Entertainment

Records that could be broken at this year’s Oscars

Milestones might include the first deaf performer named supporting actor and the first woman to win best cinematography.
Milestones might include the first deaf performer named supporting actor and the first woman to win best cinematography. Milestones might include the first deaf performer named supporting actor and the first woman to win best cinematography.

The 2022 Oscars this Sunday in Hollywood could set new records for diversity and representation in the 93-year history of the awards.

Jane Campion has already broken new ground by becoming the only woman to be nominated twice for the Oscar for best director.

Her nomination this year, for the tense Western drama The Power Of The Dog, comes nearly three decades after her first appearance in this category, for The Piano in 1994.

She didn’t win in 1994, but success in 2022 would see Campion become the third female to win this Oscar – besides representing the first back-to-back wins in this category for women, coming a year after Chloe Zhao’s victory with Nomadland.

SHOWBIZ Oscars
SHOWBIZ Oscars (PA Graphics)

History could also be made in the award for best cinematography.

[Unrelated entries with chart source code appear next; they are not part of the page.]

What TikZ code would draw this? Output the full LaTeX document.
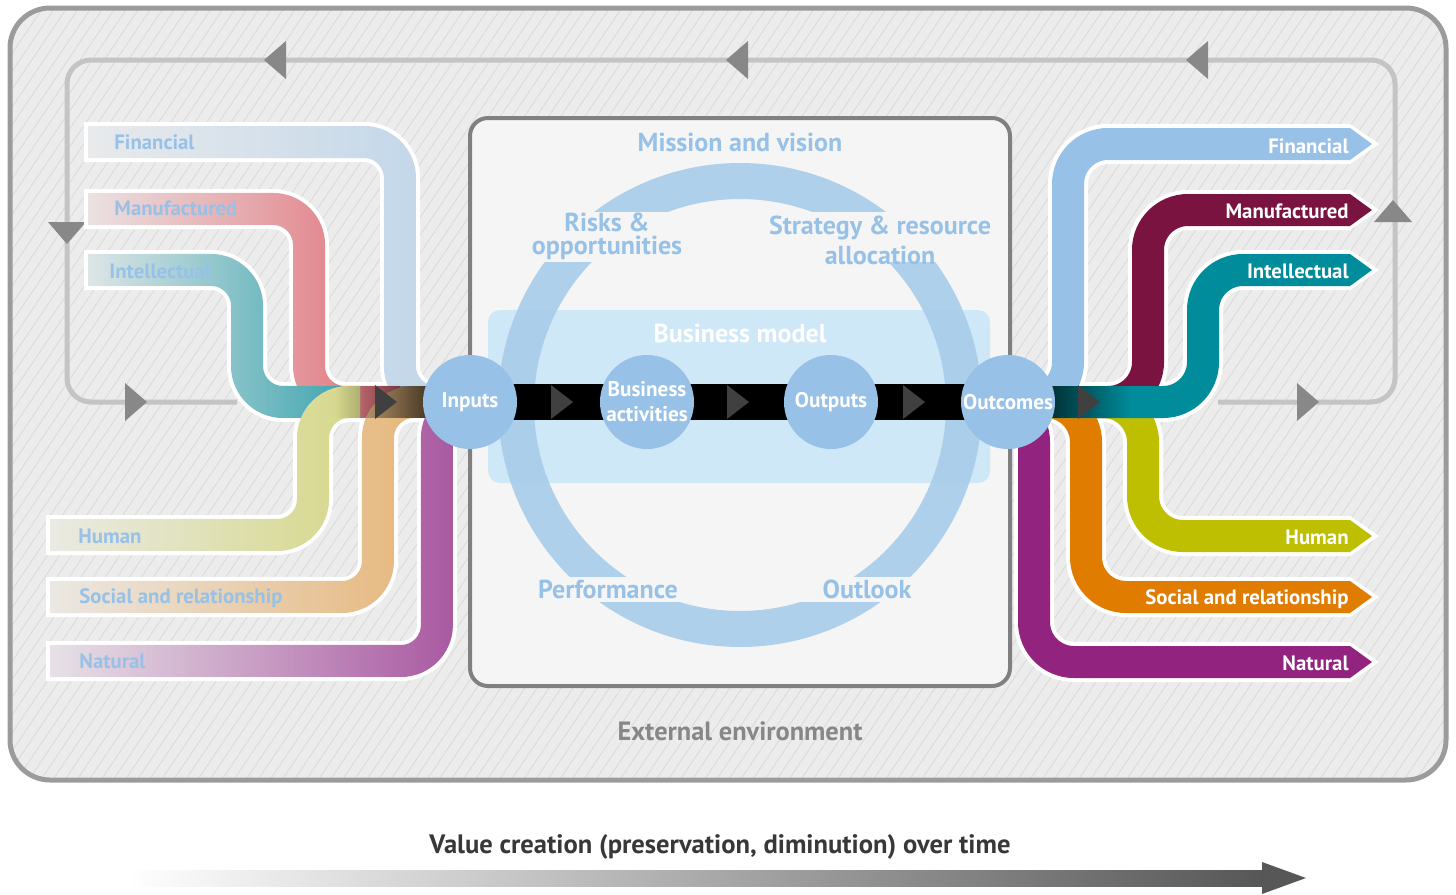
\documentclass[tikz,border=0pt]{standalone}
\usepackage{fontspec}
\setmainfont{PT Sans}
\usetikzlibrary{positioning}
\usetikzlibrary{fadings}
\usetikzlibrary{patterns.meta}

\definecolor{envfill}{HTML}{ECECEC}
\definecolor{envhatch}{HTML}{DADADA}
\definecolor{envline}{HTML}{9B9B9B}
\definecolor{loopline}{HTML}{C4C4C4}
\definecolor{loopgray}{HTML}{888888}
\definecolor{boxline}{HTML}{808080}
\definecolor{boxfill}{HTML}{F5F5F5}
\definecolor{ringblue}{HTML}{A8CCEA}
\definecolor{modelblue}{HTML}{CFE8F8}
\definecolor{stageblue}{HTML}{97C1E7}
\definecolor{flowdark}{HTML}{404040}
% capitals going in
\definecolor{finin}{HTML}{BCD4EA}
\definecolor{manin}{HTML}{E06870}
\definecolor{intin}{HTML}{3AA3AE}
\definecolor{humin}{HTML}{CFD26A}
\definecolor{socin}{HTML}{E6AE68}
\definecolor{natin}{HTML}{A44E9C}
% capitals coming out
\definecolor{finout}{HTML}{97C1E7}
\definecolor{manout}{HTML}{7B1340}
\definecolor{intout}{HTML}{008C9A}
\definecolor{humout}{HTML}{BDBF00}
\definecolor{socout}{HTML}{E07C00}
\definecolor{natout}{HTML}{92237F}

\tikzfading[name=fade in, left color=transparent!100, right color=transparent!0]
\tikzfading[name=fade out, left color=transparent!0, right color=transparent!100]
\tikzfading[name=ribbon fade, left color=transparent!97, right color=transparent!0, middle color=transparent!50]

\tikzset{
  stage/.style={circle, fill=stageblue, minimum size=47pt, inner sep=0pt,
    text=white, align=center, font=\bfseries\fontsize{10.6}{12.5}\selectfont},
  ringlabel/.style={text=stageblue, align=center, font=\bfseries\fontsize{13}{11.5}\selectfont},
  inlabel/.style={text=stageblue, anchor=west, inner sep=0pt, font=\bfseries\fontsize{10.4}{10}\selectfont},
  outlabel/.style={text=white, anchor=east, inner sep=0pt, font=\bfseries\fontsize{10.4}{10}\selectfont},
  inframe/.style={white, line width=20pt, rounded corners=18pt},
  inbase/.style={envfill, line width=16pt, rounded corners=18pt},
  inflow/.style={#1, line width=16pt, rounded corners=18pt, path fading=ribbon fade},
  outframe/.style={white, line width=20pt, rounded corners=20pt},
  outflow/.style={#1, line width=16pt, rounded corners=20pt},
  looptip/.pic={\fill[loopgray] (-11,-19) -- (11,0) -- (-11,19) -- cycle;},
  flowtip/.pic={\fill[flowdark] (-11,-17) -- (11,0) -- (-11,17) -- cycle;},
  chevron/.pic={\fill[white] (0,-20) -- (29,0) -- (0,20) -- cycle;
    \fill[#1] (-1,-16) -- (0,-16) -- (22,0) -- (0,16) -- (-1,16) -- cycle;},
}

\begin{document}
\begin{tikzpicture}[x=0.5pt, y=-0.5pt]
  \useasboundingbox (0,0) rectangle (1456,894);

  % external environment
  \fill[envfill, rounded corners=20pt] (10,8) rectangle (1446,780);
  \fill[pattern={Lines[angle=56,distance=5pt,line width=0.4pt]}, pattern color=envhatch, rounded corners=20pt] (10,8) rectangle (1446,780);
  \draw[envline, line width=2.5pt, rounded corners=20pt] (10,8) rectangle (1446,780);
  \node[font=\bfseries\fontsize{13.2}{13}\selectfont, text=black!47] (env) at (740,731) {External environment};

  % feedback loop
  \draw[loopline, line width=2.5pt, rounded corners=12pt] (1218,402) -- (1395,402) -- (1395,60) -- (67,60) -- (67,402) -- (237,402);
  \pic[rotate=180] at (275,60) {looptip};
  \pic[rotate=180] at (737,60) {looptip};
  \pic[rotate=180] at (1197,60) {looptip};
  \pic[rotate=-90] at (67,233) {looptip};
  \pic at (136,402) {looptip};
  \pic at (1308,402) {looptip};
  \pic[rotate=90] at (1393,211) {looptip};

  % organisation
  \draw[boxline, fill=boxfill, line width=2pt, rounded corners=9pt] (470,118) rectangle (1010,686);
  \fill[modelblue, rounded corners=6pt] (488,310) rectangle (990,483);
  \draw[ringblue, line width=18pt, opacity=.9] (740,405) circle (112pt);
  \fill[boxfill] (492,212) rectangle (988,262);
  \fill[boxfill] (492,577) rectangle (988,602);
  \node[ringlabel] (mission) at (740,142) {Mission and vision};
  \node[ringlabel] (risks) at (607,236) {Risks \&\\opportunities};
  \node[ringlabel] (strategy) at (880,240) {Strategy \& resource\\[2pt]allocation};
  \node[ringlabel] (performance) at (608,589) {Performance};
  \node[ringlabel] (outlook) at (867,589) {Outlook};
  \node[ringlabel, text=white] (model) at (740,333) {Business model};

  % capitals going in
  \draw[inframe] (84,142) -- (400,142) -- (400,402) -- (470,402);
  \draw[inframe] (84,209) -- (309,209) -- (309,402) -- (400,402);
  \draw[inframe] (84,270) -- (247,270) -- (247,402) -- (340,402);
  \draw[inframe] (46,661) -- (437,661) -- (437,402) -- (470,402);
  \draw[inframe] (46,597) -- (378,597) -- (378,402) -- (470,402);
  \draw[inframe] (46,535) -- (313,535) -- (313,402) -- (360,402);
  \draw[inbase] (88,142) -- (400,142) -- (400,402) -- (470,402);
  \draw[inflow=finin] (88,142) -- (400,142) -- (400,402) -- (470,402);
  \draw[inbase] (88,209) -- (309,209) -- (309,402) -- (400,402);
  \draw[inflow=manin] (88,209) -- (309,209) -- (309,402) -- (400,402);
  \draw[inbase] (50,661) -- (437,661) -- (437,402) -- (470,402);
  \draw[inflow=natin] (50,661) -- (437,661) -- (437,402) -- (470,402);
  \draw[inbase] (50,597) -- (378,597) -- (378,402) -- (470,402);
  \draw[inflow=socin] (50,597) -- (378,597) -- (378,402) -- (470,402);
  \draw[inbase] (88,270) -- (247,270) -- (247,402) -- (340,402);
  \draw[inflow=intin] (88,270) -- (247,270) -- (247,402) -- (340,402);
  \draw[inbase] (50,535) -- (313,535) -- (313,402) -- (360,402);
  \draw[inflow=humin, opacity=.8] (50,535) -- (313,535) -- (313,402) -- (360,402);
  \fill[black, path fading=fade in] (335,386) rectangle (470,418);
  \pic at (386,402) {flowtip};
  \node[inlabel] (in fin) at (114,142) {Financial};
  \node[inlabel] (in man) at (114,208) {Manufactured};
  \node[inlabel] (in int) at (109,271) {Intellectual};
  \node[inlabel] (in hum) at (78,536) {Human};
  \node[inlabel] (in soc) at (79,598) {Social and relationship};
  \node[inlabel] (in nat) at (79,661) {Natural};

  % value chain
  \fill[black] (470,384) rectangle (1008,420);
  \pic at (562,402) {flowtip};
  \pic at (738,402) {flowtip};
  \pic at (914,402) {flowtip};

  % capitals coming out
  \draw[outframe] (1008,402) -- (1068,402) -- (1068,144) -- (1350,144);
  \draw[outframe] (1008,402) -- (1148,402) -- (1148,210) -- (1350,210);
  \draw[outframe] (990,402) -- (1034,402) -- (1034,662) -- (1350,662);
  \draw[outframe] (1008,402) -- (1086,402) -- (1086,597) -- (1350,597);
  \draw[outframe] (1008,402) -- (1143,402) -- (1143,536) -- (1350,536);
  \draw[outframe] (1008,402) -- (1203,402) -- (1203,270) -- (1350,270);
  \draw[outflow=finout] (1008,402) -- (1068,402) -- (1068,144) -- (1350,144);
  \draw[outflow=manout] (1008,402) -- (1148,402) -- (1148,210) -- (1350,210);
  \draw[outflow=natout] (990,402) -- (1034,402) -- (1034,662) -- (1350,662);
  \draw[outflow=socout] (1008,402) -- (1086,402) -- (1086,597) -- (1350,597);
  \draw[outflow=humout] (1008,402) -- (1143,402) -- (1143,536) -- (1350,536);
  \draw[outflow=intout] (1008,402) -- (1203,402) -- (1203,270) -- (1350,270);
  \pic at (1350,144) {chevron=finout};
  \pic at (1350,210) {chevron=manout};
  \pic at (1350,270) {chevron=intout};
  \pic at (1350,536) {chevron=humout};
  \pic at (1350,597) {chevron=socout};
  \pic at (1350,662) {chevron=natout};
  \fill[black, path fading=fade out] (1008,386) rectangle (1130,418);
  \pic at (1089,402) {flowtip};
  \node[outlabel] (out fin) at (1349,146) {Financial};
  \node[outlabel] (out man) at (1349,211) {Manufactured};
  \node[outlabel] (out int) at (1349,271) {Intellectual};
  \node[outlabel] (out hum) at (1349,537) {Human};
  \node[outlabel] (out soc) at (1349,599) {Social and relationship};
  \node[outlabel] (out nat) at (1349,663) {Natural};

  % stages
  \node[stage] (inputs) at (470,402) {Inputs};
  \node[stage] (activities) at (647,402) {Business\\activities};
  \node[stage] (outputs) at (831,402) {Outputs};
  \node[stage] (outcomes) at (1008,402) {Outcomes};

  % value over time
  \node[font=\bfseries\fontsize{13.3}{13}\selectfont, text=black!78] (value) at (720,847) {Value creation (preservation, diminution) over time};
  \coordinate (time start) at (128,878);
  \coordinate (time end) at (1306,878);
  \shade[left color=white, right color=black!66] (time start) ++(0,-8) rectangle (1264,886);
  \fill[black!66] (1262,862) -- (time end) -- (1262,894) -- cycle;
\end{tikzpicture}
\end{document}
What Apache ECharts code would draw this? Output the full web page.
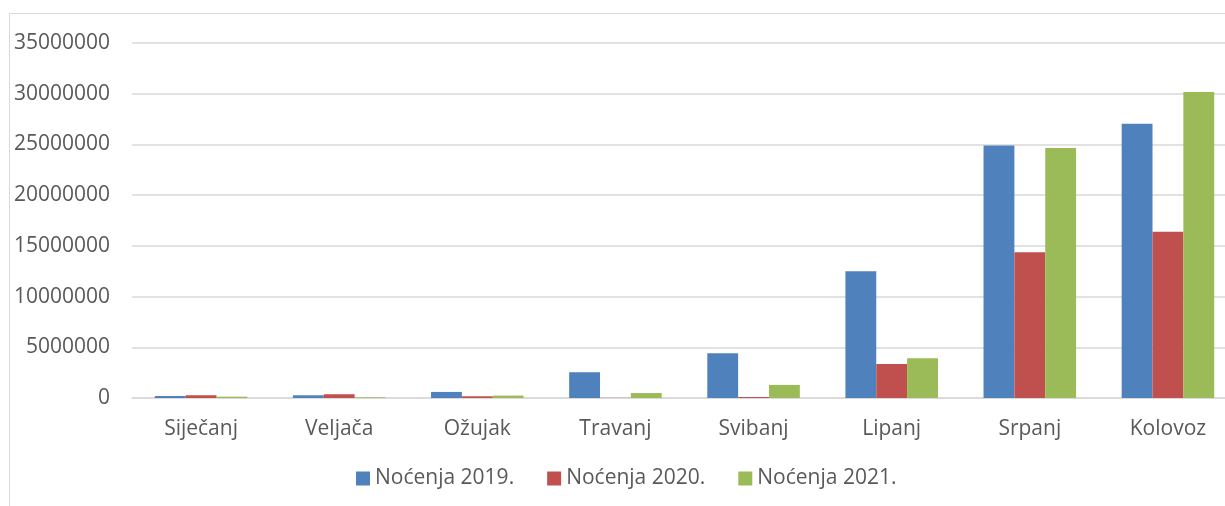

No woman has ever won this category, and this year Ari Wegner became only the second female ever to be nominated, for her work on The Power Of The Dog.

Wegner missed out earlier this month on becoming the first woman to win best cinematography at the Baftas, when she lost out to fellow Australian Greig Fraser, who shot the sci-fi epic Dune.

Now she has another chance to create history, although once again she is up against Fraser.

The Power Of The Dog has 12 nominations. No film has ever won more than 11 Oscars, but if The Power Of The Dog were to notch up this number, it would join a select group of three: Ben-Hur in 1960, Titanic in 1998 and The Lord Of The Rings: The Return Of The King in 2004.

SHOWBIZ Oscars
SHOWBIZ Oscars (PA Graphics)

This year could also see the first Oscar for a male performer who is deaf, with Troy Kotsur nominated for best supporting actor for CODA.

A win for Kotsur would be only the second time a deaf performer has won an Academy Award for acting, coming 35 years after Marlee Matlin was named best actress for Children Of A Lesser God.

Diane Warren has been nominated 13 times for best original song, stretching back as far as 1988 for Nothing’s Gonna Stop Us Now from the film Mannequin, but has never won. Might 2022 be when she finally gets to pick up the award?

Warren has been nominated this year for the song Somehow You Do from the film Four Good Days, but faces strong competition from the likes of Beyonce (Be Alive from King Richard) and Billie Eilish (the title song from No Time To Die).

Other potential firsts include the best actress and best supporting actress going to different people playing the same character (Olivia Colman and Jessie Buckley in The Lost Daughter); best film going to a movie made in Japan (Drive My Car); and the same film winning best documentary, best animated film and best international film (Flee).

If either The Power Of The Dog or Don’t Look Up carries off the award for best film, it would be the first win in this category for a Netflix production.

Alternatively, if West Side Story wins best film, it would be the first instance of the same source material triumphing in this category on two separate occasions – the original movie adaptation of West Side Story having won the award in 1962.

There is one record that definitely will not be broken at this year’s Oscars, however.

In the history of the Academy Awards, only one non-white performer has ever been named best actress.

This was Halle Berry, who picked up the award in 2002 for the film Monster’s Ball.

In 2022 all the nominees in this category are white, so the wait goes on for a historic second non-white winner of best actress.